_Written request_
Will you extract the entries word for word? Images should not appear in the copy.

_Given records_
○ ○ ○ ○ ○

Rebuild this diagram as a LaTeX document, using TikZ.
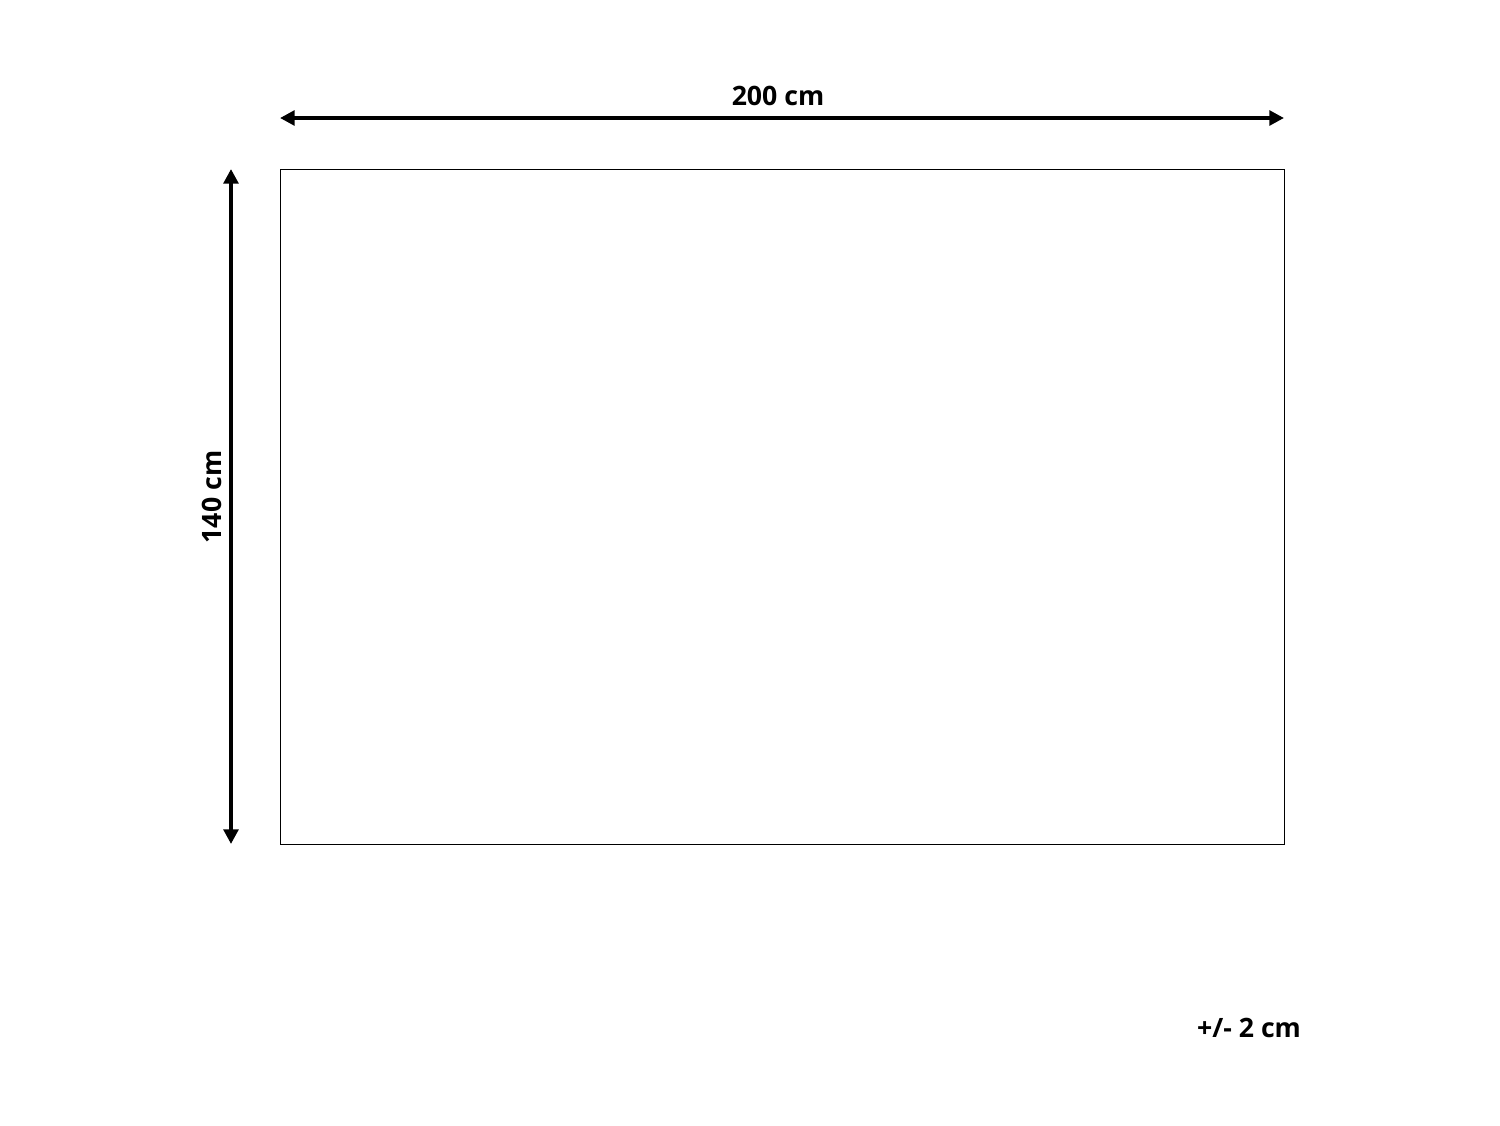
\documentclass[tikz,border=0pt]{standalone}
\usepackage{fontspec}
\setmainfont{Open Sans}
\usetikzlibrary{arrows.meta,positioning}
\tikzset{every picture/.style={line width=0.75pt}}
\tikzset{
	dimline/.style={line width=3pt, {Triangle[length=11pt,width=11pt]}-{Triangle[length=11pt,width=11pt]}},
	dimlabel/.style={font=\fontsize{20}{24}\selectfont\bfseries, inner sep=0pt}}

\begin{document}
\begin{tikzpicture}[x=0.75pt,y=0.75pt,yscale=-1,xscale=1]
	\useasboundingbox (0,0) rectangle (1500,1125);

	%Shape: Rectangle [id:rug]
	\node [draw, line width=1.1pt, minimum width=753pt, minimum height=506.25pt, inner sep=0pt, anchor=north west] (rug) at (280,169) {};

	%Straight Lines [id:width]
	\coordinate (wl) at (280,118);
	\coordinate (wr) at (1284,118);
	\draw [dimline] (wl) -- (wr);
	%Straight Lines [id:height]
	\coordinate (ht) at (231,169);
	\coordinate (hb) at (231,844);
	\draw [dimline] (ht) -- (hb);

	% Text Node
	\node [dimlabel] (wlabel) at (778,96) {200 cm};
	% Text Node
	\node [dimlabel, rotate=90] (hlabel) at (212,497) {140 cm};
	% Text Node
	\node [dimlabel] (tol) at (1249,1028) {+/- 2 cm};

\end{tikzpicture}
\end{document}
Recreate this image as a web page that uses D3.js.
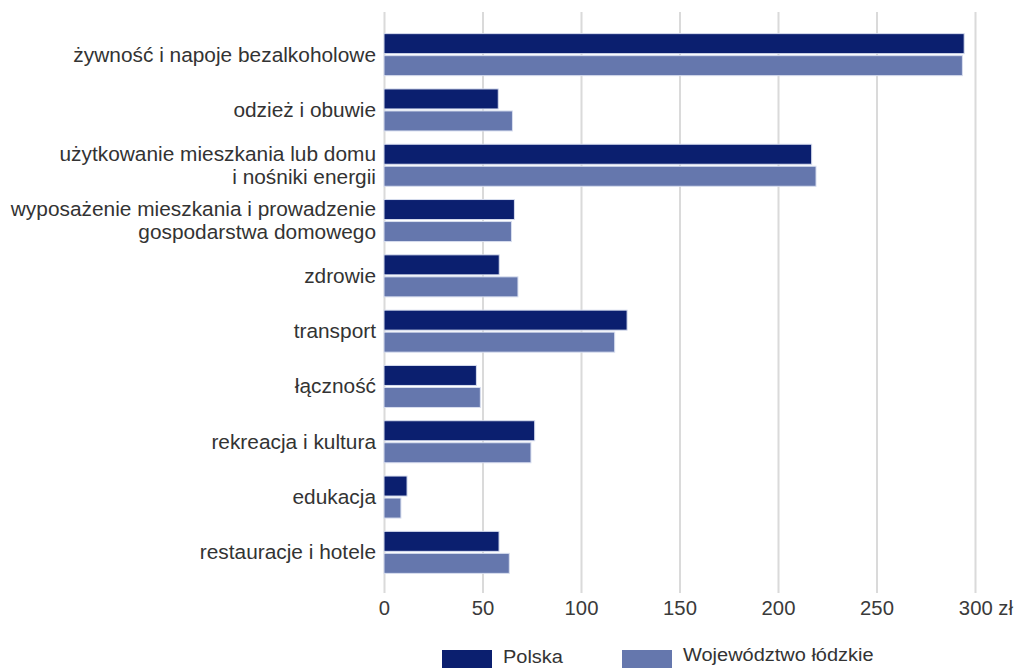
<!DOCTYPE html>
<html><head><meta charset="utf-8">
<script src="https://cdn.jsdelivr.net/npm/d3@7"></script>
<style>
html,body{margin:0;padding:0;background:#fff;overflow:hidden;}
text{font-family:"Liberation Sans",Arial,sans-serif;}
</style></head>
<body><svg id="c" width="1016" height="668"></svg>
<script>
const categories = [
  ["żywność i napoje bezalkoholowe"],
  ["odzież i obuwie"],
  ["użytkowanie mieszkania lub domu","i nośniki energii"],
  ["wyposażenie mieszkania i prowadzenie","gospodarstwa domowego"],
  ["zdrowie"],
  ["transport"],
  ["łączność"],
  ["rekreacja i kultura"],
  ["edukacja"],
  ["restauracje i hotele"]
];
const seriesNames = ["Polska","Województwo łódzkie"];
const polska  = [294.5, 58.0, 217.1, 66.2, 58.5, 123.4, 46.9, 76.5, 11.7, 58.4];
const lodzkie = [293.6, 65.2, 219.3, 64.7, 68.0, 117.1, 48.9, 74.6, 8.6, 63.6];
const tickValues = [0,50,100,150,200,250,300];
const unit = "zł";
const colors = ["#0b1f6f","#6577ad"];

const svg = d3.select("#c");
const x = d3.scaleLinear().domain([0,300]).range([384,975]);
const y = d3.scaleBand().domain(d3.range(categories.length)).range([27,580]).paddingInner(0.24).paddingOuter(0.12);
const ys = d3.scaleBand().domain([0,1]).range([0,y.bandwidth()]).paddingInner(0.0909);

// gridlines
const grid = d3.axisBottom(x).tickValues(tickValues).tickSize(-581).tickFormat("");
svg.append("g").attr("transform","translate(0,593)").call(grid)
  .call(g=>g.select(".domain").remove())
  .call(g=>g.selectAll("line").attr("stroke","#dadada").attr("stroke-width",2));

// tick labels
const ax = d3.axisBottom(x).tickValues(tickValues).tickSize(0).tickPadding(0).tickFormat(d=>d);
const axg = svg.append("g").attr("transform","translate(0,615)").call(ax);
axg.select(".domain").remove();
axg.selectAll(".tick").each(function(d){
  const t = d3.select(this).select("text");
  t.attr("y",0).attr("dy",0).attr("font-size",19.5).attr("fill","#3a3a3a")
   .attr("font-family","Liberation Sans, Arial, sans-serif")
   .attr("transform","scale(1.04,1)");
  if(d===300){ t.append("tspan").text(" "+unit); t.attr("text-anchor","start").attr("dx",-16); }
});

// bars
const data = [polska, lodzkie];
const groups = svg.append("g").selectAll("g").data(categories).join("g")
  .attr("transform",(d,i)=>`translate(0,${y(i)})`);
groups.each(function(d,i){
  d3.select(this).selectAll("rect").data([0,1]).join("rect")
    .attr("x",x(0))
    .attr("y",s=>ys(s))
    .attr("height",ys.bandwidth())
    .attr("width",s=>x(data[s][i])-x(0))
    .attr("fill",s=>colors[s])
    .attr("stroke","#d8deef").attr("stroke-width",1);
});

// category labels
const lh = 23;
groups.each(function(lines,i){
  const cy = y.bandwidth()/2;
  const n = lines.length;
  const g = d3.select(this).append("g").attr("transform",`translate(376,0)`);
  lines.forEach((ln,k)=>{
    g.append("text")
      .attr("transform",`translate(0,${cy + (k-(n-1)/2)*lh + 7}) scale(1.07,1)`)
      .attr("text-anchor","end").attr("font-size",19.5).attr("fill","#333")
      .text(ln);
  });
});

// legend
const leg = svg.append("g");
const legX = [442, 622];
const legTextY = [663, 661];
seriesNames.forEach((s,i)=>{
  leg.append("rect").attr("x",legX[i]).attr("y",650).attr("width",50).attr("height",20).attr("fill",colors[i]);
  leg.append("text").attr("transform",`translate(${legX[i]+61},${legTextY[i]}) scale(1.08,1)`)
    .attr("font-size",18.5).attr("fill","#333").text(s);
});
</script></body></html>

○ ○ ○ ○ ○

_Response to this exercise_
Rebuild this diagram as a LaTeX document, using TikZ.
\documentclass[tikz,border=0pt]{standalone}
\usepackage{fontspec}
\setmainfont{Open Sans}
\usetikzlibrary{arrows.meta,positioning}
\tikzset{every picture/.style={line width=0.75pt}}
\tikzset{
	dimline/.style={line width=3pt, {Triangle[length=11pt,width=11pt]}-{Triangle[length=11pt,width=11pt]}},
	dimlabel/.style={font=\fontsize{20}{24}\selectfont\bfseries, inner sep=0pt}}

\begin{document}
\begin{tikzpicture}[x=0.75pt,y=0.75pt,yscale=-1,xscale=1]
	\useasboundingbox (0,0) rectangle (1500,1125);

	%Shape: Rectangle [id:rug]
	\node [draw, line width=1.1pt, minimum width=753pt, minimum height=506.25pt, inner sep=0pt, anchor=north west] (rug) at (280,169) {};

	%Straight Lines [id:width]
	\coordinate (wl) at (280,118);
	\coordinate (wr) at (1284,118);
	\draw [dimline] (wl) -- (wr);
	%Straight Lines [id:height]
	\coordinate (ht) at (231,169);
	\coordinate (hb) at (231,844);
	\draw [dimline] (ht) -- (hb);

	% Text Node
	\node [dimlabel] (wlabel) at (778,96) {200 cm};
	% Text Node
	\node [dimlabel, rotate=90] (hlabel) at (212,497) {140 cm};
	% Text Node
	\node [dimlabel] (tol) at (1249,1028) {+/- 2 cm};

\end{tikzpicture}
\end{document}
Recreate this image as a web page that uses D3.js.
<!DOCTYPE html>
<html><head><meta charset="utf-8">
<script src="https://cdn.jsdelivr.net/npm/d3@7"></script>
<style>
html,body{margin:0;padding:0;background:#fff;overflow:hidden;}
text{font-family:"Liberation Sans",Arial,sans-serif;}
</style></head>
<body><svg id="c" width="1016" height="668"></svg>
<script>
const categories = [
  ["żywność i napoje bezalkoholowe"],
  ["odzież i obuwie"],
  ["użytkowanie mieszkania lub domu","i nośniki energii"],
  ["wyposażenie mieszkania i prowadzenie","gospodarstwa domowego"],
  ["zdrowie"],
  ["transport"],
  ["łączność"],
  ["rekreacja i kultura"],
  ["edukacja"],
  ["restauracje i hotele"]
];
const seriesNames = ["Polska","Województwo łódzkie"];
const polska  = [294.5, 58.0, 217.1, 66.2, 58.5, 123.4, 46.9, 76.5, 11.7, 58.4];
const lodzkie = [293.6, 65.2, 219.3, 64.7, 68.0, 117.1, 48.9, 74.6, 8.6, 63.6];
const tickValues = [0,50,100,150,200,250,300];
const unit = "zł";
const colors = ["#0b1f6f","#6577ad"];

const svg = d3.select("#c");
const x = d3.scaleLinear().domain([0,300]).range([384,975]);
const y = d3.scaleBand().domain(d3.range(categories.length)).range([27,580]).paddingInner(0.24).paddingOuter(0.12);
const ys = d3.scaleBand().domain([0,1]).range([0,y.bandwidth()]).paddingInner(0.0909);

// gridlines
const grid = d3.axisBottom(x).tickValues(tickValues).tickSize(-581).tickFormat("");
svg.append("g").attr("transform","translate(0,593)").call(grid)
  .call(g=>g.select(".domain").remove())
  .call(g=>g.selectAll("line").attr("stroke","#dadada").attr("stroke-width",2));

// tick labels
const ax = d3.axisBottom(x).tickValues(tickValues).tickSize(0).tickPadding(0).tickFormat(d=>d);
const axg = svg.append("g").attr("transform","translate(0,615)").call(ax);
axg.select(".domain").remove();
axg.selectAll(".tick").each(function(d){
  const t = d3.select(this).select("text");
  t.attr("y",0).attr("dy",0).attr("font-size",19.5).attr("fill","#3a3a3a")
   .attr("font-family","Liberation Sans, Arial, sans-serif")
   .attr("transform","scale(1.04,1)");
  if(d===300){ t.append("tspan").text(" "+unit); t.attr("text-anchor","start").attr("dx",-16); }
});

// bars
const data = [polska, lodzkie];
const groups = svg.append("g").selectAll("g").data(categories).join("g")
  .attr("transform",(d,i)=>`translate(0,${y(i)})`);
groups.each(function(d,i){
  d3.select(this).selectAll("rect").data([0,1]).join("rect")
    .attr("x",x(0))
    .attr("y",s=>ys(s))
    .attr("height",ys.bandwidth())
    .attr("width",s=>x(data[s][i])-x(0))
    .attr("fill",s=>colors[s])
    .attr("stroke","#d8deef").attr("stroke-width",1);
});

// category labels
const lh = 23;
groups.each(function(lines,i){
  const cy = y.bandwidth()/2;
  const n = lines.length;
  const g = d3.select(this).append("g").attr("transform",`translate(376,0)`);
  lines.forEach((ln,k)=>{
    g.append("text")
      .attr("transform",`translate(0,${cy + (k-(n-1)/2)*lh + 7}) scale(1.07,1)`)
      .attr("text-anchor","end").attr("font-size",19.5).attr("fill","#333")
      .text(ln);
  });
});

// legend
const leg = svg.append("g");
const legX = [442, 622];
const legTextY = [663, 661];
seriesNames.forEach((s,i)=>{
  leg.append("rect").attr("x",legX[i]).attr("y",650).attr("width",50).attr("height",20).attr("fill",colors[i]);
  leg.append("text").attr("transform",`translate(${legX[i]+61},${legTextY[i]}) scale(1.08,1)`)
    .attr("font-size",18.5).attr("fill","#333").text(s);
});
</script></body></html>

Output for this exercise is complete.